George Whichcot (bapt. 8 June 1653 - 5 September 1720) was a British politician, MP in the House of Commons for Lincolnshire from 1698 to 1700 and from 1705 to 1710.

==Biography==
George Whichcot was born in Fotherby, Lincolnshire to Sir William Whichcot and Margaret Clifton. He was baptised on 8 June 1653.

George Whichcot married Frances Whichcot (née Boynton) in 1698. That same year he became an MP of the Parliament of England for Westminster (3rd. Parliament of William III of England, 1698 to 1700). His views from this time remain rather uncertain.

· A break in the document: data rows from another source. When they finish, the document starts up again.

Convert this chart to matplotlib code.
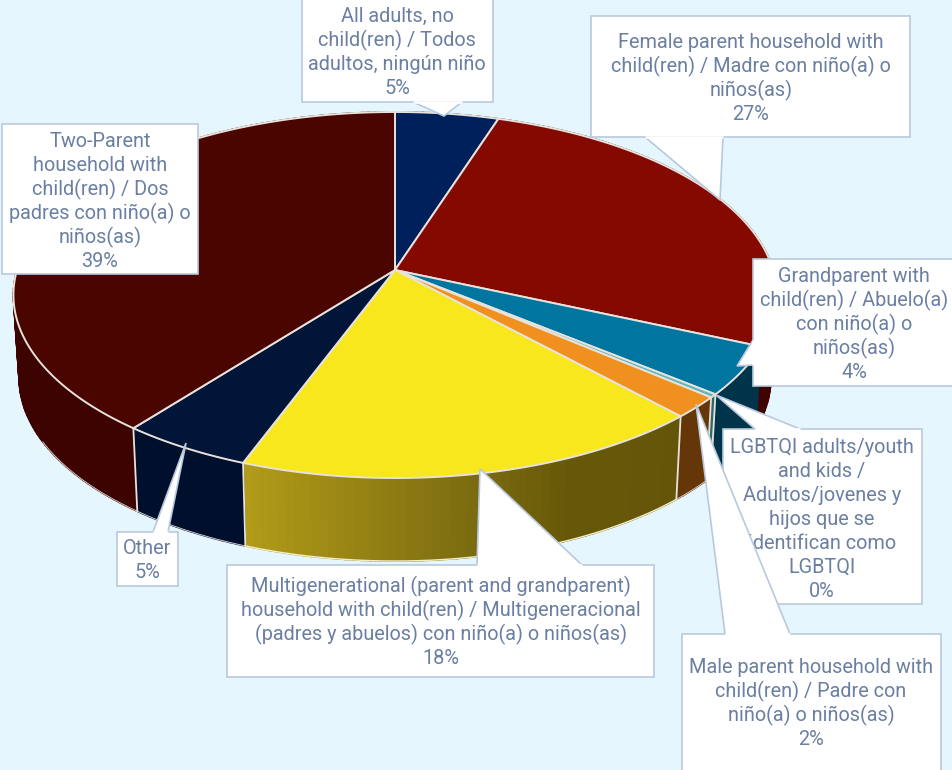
import numpy as np
import matplotlib
matplotlib.use("Agg")
import matplotlib.pyplot as plt
from matplotlib.colors import to_rgb
from matplotlib.patches import Polygon

plt.rcParams['font.family'] = ['Roboto', 'DejaVu Sans']

# ---- data ----
categories = [
    "All adults, no\nchild(ren) / Todos\nadultos, ningún niño",
    "Female parent household with\nchild(ren) / Madre con niño(a) o\nniños(as)",
    "Grandparent with\nchild(ren) / Abuelo(a)\ncon niño(a) o\nniños(as)",
    "LGBTQI adults/youth\nand kids /\nAdultos/jovenes y\nhijos que se\nidentifican como\nLGBTQI",
    "Male parent household with\nchild(ren) / Padre con\nniño(a) o niños(as)",
    "Multigenerational (parent and grandparent)\nhousehold with child(ren) / Multigeneracional\n(padres y abuelos) con niño(a) o niños(as)",
    "Other",
    "Two-Parent\nhousehold with\nchild(ren) / Dos\npadres con niño(a) o\nniños(as)",
]
values = [5.0, 26.6, 4.3, 0.3, 1.9, 17.6, 4.9, 39.4]

# ---- styles ----
top_colors = ["#00205b", "#840900", "#00759f", "#5cb6ba", "#f0901e", "#f8e71c", "#001538", "#4b0500"]
wall_colors = ["#001030", "#3f0300", "#00344a", "#2b6b70", "#653708", "#645509", "#00102c", "#3d0300"]
BG = "#e6f6fe"
EDGE = "#e8e2dc"
TEXT = "#6a7fa2"
BORDER = "#b9c9dd"
FS = 14.3
LINE_PITCH = 23.9
BASE_OFFSET = 7.0

# ---- layout (figure pixels) ----
CX, CY, A, B, K = 395.0, 270.0, 378.0, 179.6, 0.1366
DEPTH, SHRINK = 83.0, 0.985

# box (x0, y0, x1, y1), pointer polygon, text centre
label_layout = [
    ((302, -2, 493, 102), [(413, 102), (444, 116), (462, 102)], (397, 51)),
    ((591, 16, 910, 137), [(645, 137), (720, 200), (723, 137)], (751, 77)),
    ((753, 259, 960, 386), [(753, 340), (737, 366), (753, 365)], (854, 323)),
    ((723, 429, 922, 604), [(755, 429), (716, 395), (800, 429)], (822, 518)),
    ((682, 634, 941, 772), [(725, 634), (696, 404), (790, 634)], (811, 702)),
    ((227, 565, 654, 677), [(477, 565), (480, 469), (582, 565)], (441, 621)),
    ((117, 532, 178, 586), [(153, 532), (186, 443), (168, 532)], (147, 559)),
    ((2, 124, 198, 274), [], (100, 200)),
]


def rim(theta):
    u, v = np.sin(theta), np.cos(theta)
    w = 1 + K * v
    return CX + A * u / w, CY - B * v / w


def rim_low(theta):
    x, y = rim(theta)
    return CX + (x - CX) * SHRINK, y + DEPTH


def yellow_wall(t):
    """t = 0 at the right end of the slice, 1 at the left end."""
    stops = [0.0, 0.3, 0.5, 1.0]
    cols = np.array([to_rgb(c) for c in ["#645509", "#675809", "#7a6a10", "#b29c18"]])
    return tuple(np.interp(t, stops, cols[:, i]) for i in range(3))


fig = plt.figure(figsize=(9.52, 7.7), dpi=100, facecolor=BG)
ax = fig.add_axes([0, 0, 1, 1])
ax.set_xlim(0, 952)
ax.set_ylim(770, 0)
ax.axis("off")

edges = 2 * np.pi * np.concatenate([[0], np.cumsum(values)]) / np.sum(values)

# walls, back to front
for i, val in enumerate(values):
    a0, a1 = edges[i], edges[i + 1]
    n = max(3, int((a1 - a0) / 0.02))
    ts = np.linspace(a0, a1, n + 1)
    for j in range(n):
        tt = np.linspace(ts[j], ts[j + 1], 3)
        xt, yt = rim(tt)
        xb, yb = rim_low(tt[::-1])
        col = yellow_wall((j + 0.5) / n) if i == 5 else wall_colors[i]
        ax.add_patch(Polygon(np.c_[np.r_[xt, xb], np.r_[yt, yb]], closed=True,
                             facecolor=col, edgecolor=col, lw=1.2, zorder=1))
    mask = np.cos(ts) < -0.45
    xb, yb = rim_low(ts[mask])
    if i == 5:
        ax.plot(xb, yb, color="#f4efc8", lw=1.0, zorder=1.5)
    elif i in (4, 6, 7):
        ax.plot(xb, yb, color="#e4ded8", lw=0.6, zorder=1.5)

# wall dividers on the front half
for a in edges[3:-1]:
    xt, yt = rim(a)
    xb, yb = rim_low(a)
    ax.plot([xt, xb], [yt, yb], color=EDGE, lw=1.3, zorder=1.6)

# top faces
for i, val in enumerate(values):
    a0, a1 = edges[i], edges[i + 1]
    ts = np.linspace(a0, a1, max(3, int((a1 - a0) / 0.01)))
    xs, ys = rim(ts)
    pts = np.c_[np.r_[CX, xs], np.r_[CY, ys]]
    ax.add_patch(Polygon(pts, closed=True, facecolor=top_colors[i],
                         edgecolor=EDGE, lw=1.4, joinstyle="round", zorder=2))

# callouts
for i, (val, cat) in enumerate(zip(values, categories)):
    (x0, y0, x1, y1), pointer, (tx, ty) = label_layout[i]
    z = 3 + i * 0.1
    if i == 4:
        z = 4
    ax.add_patch(Polygon([(x0, y0), (x1, y0), (x1, y1), (x0, y1)], closed=True,
                         facecolor="white", edgecolor=BORDER, lw=1.2, zorder=z))
    if pointer:
        ax.add_patch(Polygon(pointer, closed=False, facecolor="white",
                             edgecolor=BORDER, lw=1.2, zorder=z + 0.01))
        # hide the box border where the pointer joins it
        (px0, py0), (px1, py1) = pointer[0], pointer[-1]
        ax.plot([px0, px1], [py0, py1], color="white", lw=1.8,
                solid_capstyle="butt", zorder=z + 0.02)
    lines = f"{cat}\n{round(val)}%".split("\n")
    first = ty - (len(lines) - 1) / 2 * LINE_PITCH + BASE_OFFSET
    for k, line in enumerate(lines):
        ax.text(tx, first + k * LINE_PITCH, line, ha="center", va="baseline",
                fontsize=FS, color=TEXT, zorder=z + 0.005)

fig.savefig("out.png", dpi=100, facecolor=BG)
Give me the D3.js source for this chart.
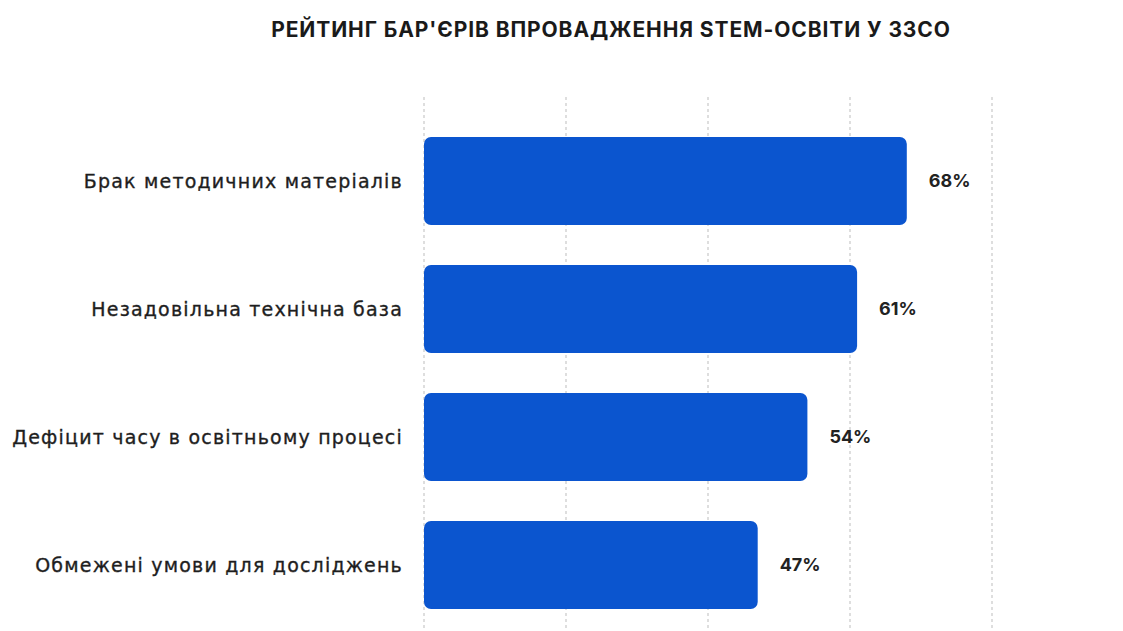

In 1707 Sidney Godolphin indicated that Whichcot "did take part in the last war", as Whichcot was a captain under George Saunderson, 5th Viscount Castleton from 1690 to 1692. Whichcot was referred to as 'Colonel' in his later years.

Again elected in 1705, Whichcot, who was now a Whig, kept his place until 1710. At the time of the General elections of 1710, he was against two Tory candidates, and with his campaign suffering from a shortage of money, he ended up losing. Whichcot didn't stand as a candidate in the later elections. He was granted an annual pension of £400 in 1718. Whichcot died on 5 September 1720 in Lincolnshire and was buried on 9 September.